National and royal anthem of Siam from 1871 to 1888

"Bulan Loi Luean" (บุหลันลอยเลื่อน, /th/) or "Bulan Luean Loi Fa" (บุหลันเลื่อนลอยฟ้า, /th/; lit. 'The Floating Moon on the Sky') is a composition of Thai classical music traditionally credited to King Rama II. According to the traditional story, the King had a dream in which he saw the moon floating toward him and then heard beautiful music. Upon waking up, he played the music he heard in the dream and had court musicians arrange and remember the piece. The music has since been used in the classical play (lakhon nai) of Inao.

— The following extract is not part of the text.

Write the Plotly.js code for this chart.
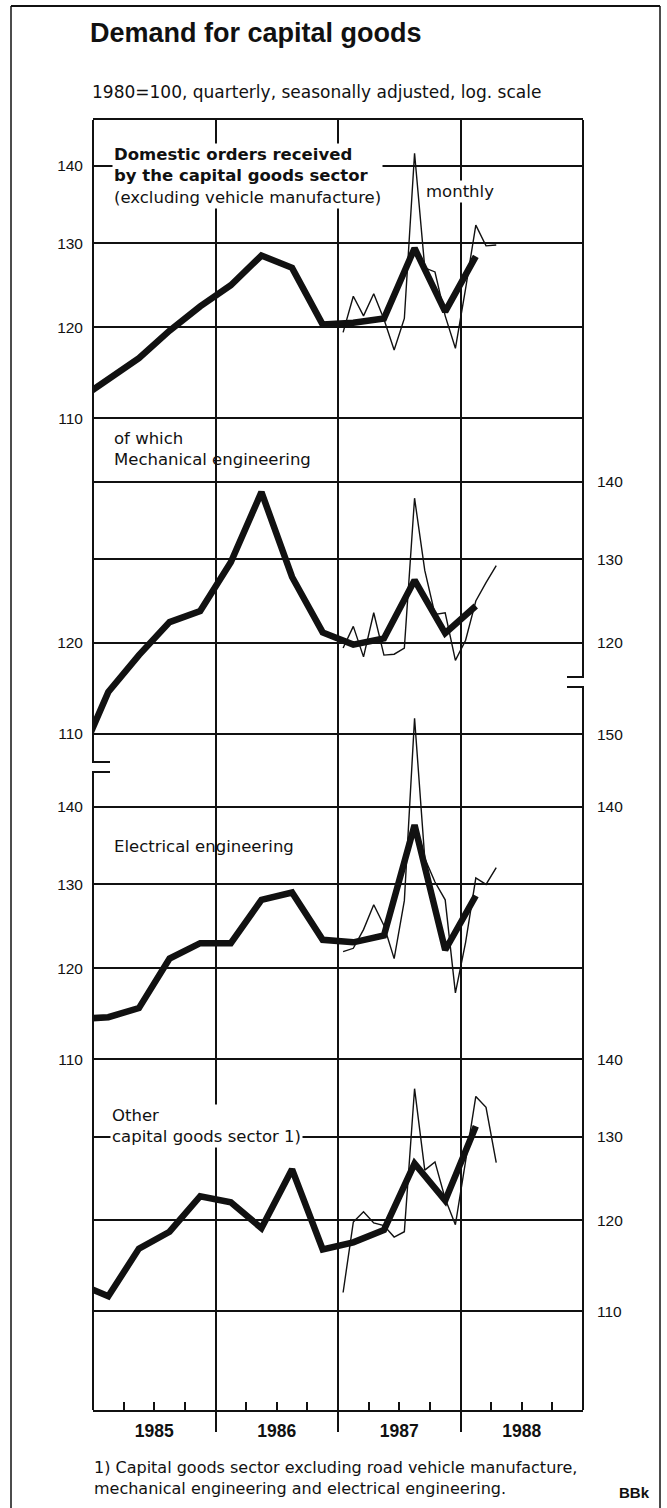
<!DOCTYPE html>
<html><head><meta charset="utf-8">
<script src="https://cdn.plot.ly/plotly-3.0.1.min.js"></script>
<style>html,body{margin:0;padding:0;background:#fff;} #chart{width:667px;height:1508px;}</style>
</head><body><div id="chart"></div>
<script>
// ---------------- data ----------------
const quarters = ['1984 Q4','1985 Q1','1985 Q2','1985 Q3','1985 Q4','1986 Q1','1986 Q2','1986 Q3','1986 Q4','1987 Q1','1987 Q2','1987 Q3','1987 Q4','1988 Q1'];
const months = ['1987-01','1987-02','1987-03','1987-04','1987-05','1987-06','1987-07','1987-08','1987-09','1987-10','1987-11','1987-12','1988-01','1988-02','1988-03','1988-04'];

const totalQuarterly = [111.9, 114.1, 116.5, 119.6, 122.4, 124.9, 128.5, 127.0, 120.3, 120.5, 121.0, 129.4, 121.8, 128.4];
const totalMonthly   = [119.4, 123.6, 121.3, 123.9, 120.9, 117.4, 121.0, 141.7, 127.0, 126.5, 121.3, 117.6, 124.5, 132.3, 129.7, 129.8];

const mechQuarterly  = [107.0, 114.5, 118.6, 122.4, 123.7, 129.6, 138.6, 127.8, 121.2, 119.8, 120.5, 127.4, 121.1, 124.3];
const mechMonthly    = [119.4, 121.9, 118.4, 123.5, 118.6, 118.7, 119.4, 137.8, 128.6, 123.3, 123.5, 118.0, 120.3, 124.9, 127.1, 129.2];

const elecQuarterly  = [114.3, 114.5, 115.5, 121.1, 122.9, 122.9, 128.1, 129.0, 123.3, 123.0, 123.8, 137.6, 122.1, 128.6];
const elecMonthly    = [121.9, 122.3, 124.5, 127.5, 125.0, 121.1, 128.0, 152.4, 133.3, 130.3, 128.1, 117.2, 123.0, 130.8, 130.0, 132.1];

const otherQuarterly = [113.0, 111.6, 116.8, 118.7, 122.8, 122.1, 119.1, 126.0, 116.7, 117.5, 118.9, 126.7, 122.3, 131.3];
const otherMonthly   = [112.0, 119.8, 121.0, 119.7, 119.4, 118.1, 118.7, 136.1, 125.9, 126.9, 122.5, 119.5, 127.0, 135.1, 133.7, 126.8];

const yearLabels = ['1985','1986','1987','1988'];
const p1LeftTicks  = [110, 120, 130, 140];
const p2LeftTicks  = [110, 120];
const p2RightTicks = [120, 130, 140];
const p3LeftTicks  = [110, 120, 130, 140];
const p3RightTicks = [140, 150];
const p4RightTicks = [110, 120, 130, 140];

// ---------------- layout helpers ----------------
const W = 667, H = 1508, L = 93, R = 583, T = 120, B = 1410;
const px = X => (X - L) / (R - L);
const py = Y => (B - Y) / (B - T);
const INK = '#111';

function qx(s){ const p = s.split(' Q'); return Number(p[0]) + (Number(p[1]) - 0.5) / 4; }
function mx(s){ const p = s.split('-'); return Number(p[0]) + (Number(p[1]) - 0.5) / 12; }
const xq = quarters.map(qx);
const xm = months.map(mx);

const bold = {color: INK, width: 6.5};
const thin = {color: INK, width: 1.4};
function tr(x, y, xa, ya, line, name){
  return {x: x, y: y, xaxis: xa, yaxis: ya, mode: 'lines', line: line, name: name, hoverinfo: 'skip', showlegend: false};
}
const data = [
  tr(xq, totalQuarterly, 'x',  'y',  bold, 'Domestic orders, quarterly'),
  tr(xm, totalMonthly,   'x2', 'y',  thin, 'Domestic orders, monthly'),
  tr(xq, mechQuarterly,  'x',  'y2', bold, 'Mechanical engineering, quarterly'),
  tr(xm, mechMonthly,    'x',  'y3', thin, 'Mechanical engineering, monthly'),
  tr(xq, elecQuarterly,  'x',  'y4', bold, 'Electrical engineering, quarterly'),
  tr(xm, elecMonthly,    'x',  'y5', thin, 'Electrical engineering, monthly'),
  tr(xq, otherQuarterly, 'x',  'y6', bold, 'Other capital goods, quarterly'),
  tr(xm, otherMonthly,   'x',  'y6', thin, 'Other capital goods, monthly')
];

const numFont = {family: 'Liberation Sans, Arial, sans-serif', size: 15.5, color: INK};
const txtFont = {family: 'DejaVu Sans, sans-serif', size: 16.5, color: INK};
const PXDEC = 2408;                 // pixels per decade of the log scale
const SPAN = (B - T) / PXDEC;       // log10 units visible over the plot height
function rng(top){ return [top - SPAN, top]; }
const top1 = 2.1652, top2 = 2.2963, top3 = 2.4314;
// panel 4's 140 line shares the pixel row of panel 3's 110 line
const top4 = Math.log10(140) + (top3 - Math.log10(110));

function yax(range, ticks, side, extra){
  return Object.assign({
    type: 'log', range: range, tickmode: 'array', tickvals: ticks, ticktext: ticks.map(String),
    side: side, ticks: '', showgrid: true, gridcolor: INK, gridwidth: 1.5,
    zeroline: false, showline: false, tickfont: numFont,
    ticklabelstandoff: side === 'left' ? 9 : 13, fixedrange: true
  }, extra || {});
}

const years = yearLabels.map(Number);
const layout = {
  width: W, height: H,
  margin: {l: L, r: W - R, t: T, b: H - B, pad: 0},
  paper_bgcolor: '#fff', plot_bgcolor: '#fff',
  showlegend: false,
  title: {
    text: 'Demand for capital goods',
    font: {family: 'Liberation Sans, Arial, sans-serif', size: 27, weight: 700, color: INK},
    xref: 'container', yref: 'container', x: 90 / W, xanchor: 'left', y: 1 - 33 / H, yanchor: 'middle'
  },
  xaxis: {
    range: [years[0], years[years.length - 1] + 1], tickmode: 'array',
    tickvals: years.slice(1), showticklabels: false,
    ticks: 'outside', ticklen: 20, tickwidth: 1.5, tickcolor: INK,
    showgrid: true, gridcolor: INK, gridwidth: 1.5,
    showline: true, mirror: true, linecolor: INK, linewidth: 1.5, zeroline: false,
    minor: {tickmode: 'array', tickvals: years.flatMap(y => [0.25, 0.5, 0.75].map(f => y + f)),
            ticks: 'inside', ticklen: 8, tickwidth: 1.5, tickcolor: INK, showgrid: false},
    fixedrange: true
  },
  xaxis2: {
    overlaying: 'x', anchor: 'y', side: 'bottom',
    range: [years[0], years[years.length - 1] + 1], tickmode: 'array',
    tickvals: years.map(y => y + 0.5), ticktext: yearLabels, ticks: '',
    showgrid: false, showline: false, zeroline: false, ticklabelstandoff: 8,
    tickfont: {family: 'Liberation Sans, Arial, sans-serif', size: 17.5, weight: 700, color: INK},
    fixedrange: true
  },
  yaxis:  yax(rng(top1), p1LeftTicks, 'left'),
  yaxis2: yax(rng(top2), p2LeftTicks, 'left', {overlaying: 'y'}),
  yaxis3: yax(rng(top2), p2RightTicks, 'right', {overlaying: 'y', anchor: 'x'}),
  yaxis4: yax(rng(top3), p3LeftTicks, 'left', {overlaying: 'y'}),
  yaxis5: yax(rng(top3), p3RightTicks, 'right', {overlaying: 'y', anchor: 'x', showgrid: false}),
  yaxis6: yax(rng(top4), p4RightTicks, 'right', {overlaying: 'y', anchor: 'x'}),
  shapes: [
    // broken left axis
    {type: 'path', xref: 'paper', yref: 'paper', layer: 'above',
     path: `M ${px(93)},${py(120)} L ${px(93)},${py(762)} L ${px(110)},${py(762)}`, line: {color: INK, width: 2}},
    {type: 'path', xref: 'paper', yref: 'paper', layer: 'above',
     path: `M ${px(110)},${py(772)} L ${px(93)},${py(772)} L ${px(93)},${py(1410)}`, line: {color: INK, width: 2}},
    // broken right axis
    {type: 'path', xref: 'paper', yref: 'paper', layer: 'above',
     path: `M ${px(583)},${py(120)} L ${px(583)},${py(677)} L ${px(567)},${py(677)}`, line: {color: INK, width: 2}},
    {type: 'path', xref: 'paper', yref: 'paper', layer: 'above',
     path: `M ${px(567)},${py(687)} L ${px(583)},${py(687)} L ${px(583)},${py(1410)}`, line: {color: INK, width: 2}},
    // gap in the gridline between the mechanical and electrical panels
    {type: 'rect', xref: 'paper', yref: 'paper', layer: 'between',
     x0: px(254), x1: px(320), y0: py(737), y1: py(731), fillcolor: '#fff', line: {width: 0}},
    // outer frame
    {type: 'line', xref: 'paper', yref: 'paper', x0: px(11), x1: px(660), y0: py(6), y1: py(6), line: {color: INK, width: 2}},
    {type: 'line', xref: 'paper', yref: 'paper', x0: px(11), x1: px(11), y0: py(6), y1: py(1530), line: {color: INK, width: 1.5}},
    {type: 'line', xref: 'paper', yref: 'paper', x0: px(660), x1: px(660), y0: py(6), y1: py(1530), line: {color: INK, width: 1.5}}
  ],
  annotations: [
    {text: '1980=100, quarterly, seasonally adjusted, log. scale', xref: 'paper', yref: 'paper',
     x: px(90), y: py(92), xanchor: 'left', yanchor: 'middle', showarrow: false, font: Object.assign({}, txtFont, {size: 17})},
    {text: '<b>Domestic orders received<br>by the capital goods sector</b><br>(excluding vehicle manufacture)',
     xref: 'paper', yref: 'paper', x: px(112), y: py(142.5), xanchor: 'left', yanchor: 'top', align: 'left',
     showarrow: false, bgcolor: '#fff', borderpad: 1, font: txtFont},
    {text: 'monthly', xref: 'paper', yref: 'paper', x: px(424), y: py(191.5), xanchor: 'left', yanchor: 'middle',
     showarrow: false, bgcolor: '#fff', borderpad: 1, font: txtFont},
    {text: 'of which<br>Mechanical engineering', xref: 'paper', yref: 'paper', x: px(112), y: py(426.5),
     xanchor: 'left', yanchor: 'top', align: 'left', showarrow: false, font: txtFont},
    {text: 'Electrical engineering', xref: 'paper', yref: 'paper', x: px(112), y: py(846.5),
     xanchor: 'left', yanchor: 'middle', showarrow: false, font: txtFont},
    {text: 'Other<br>capital goods sector 1)', xref: 'paper', yref: 'paper', x: px(110), y: py(1103.5),
     xanchor: 'left', yanchor: 'top', align: 'left', showarrow: false, bgcolor: '#fff', borderpad: 1, font: txtFont},
    {text: '1) Capital goods sector excluding road vehicle manufacture,<br>mechanical engineering and electrical engineering.',
     xref: 'paper', yref: 'paper', x: px(92), y: py(1456), xanchor: 'left', yanchor: 'top', align: 'left',
     showarrow: false, font: Object.assign({}, txtFont, {size: 16})},
    {text: '<b>BBk</b>', xref: 'paper', yref: 'paper', x: px(652), y: py(1492), xanchor: 'right', yanchor: 'middle',
     showarrow: false, font: {family: 'Liberation Sans, Arial, sans-serif', size: 15, color: INK}}
  ]
};

Plotly.newPlot('chart', data, layout, {displayModeBar: false, staticPlot: false, responsive: false});
</script></body></html>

In 1871, King Chulalongkorn (Rama V) had a Western arrangement of the song adopted as the royal anthem, and it became known as "Sansoen Phra Barami". The composition was used as the royal anthem until 1888, when the current royal anthem, also known as "Sansoen Phra Barami," (Note: The current anthem is distinguished as "Sansoen Phra Barami (Farang)" as opposed to "Sansoen Phra Barami (Thai)" for the previous one) was adopted. King Vajiravudh (Rama VI) later had another arrangement of the song, with new lyrics, adopted as the anthem of the Wild Tiger Corps in 1911, and it became known as "Sansoen Suea Pa".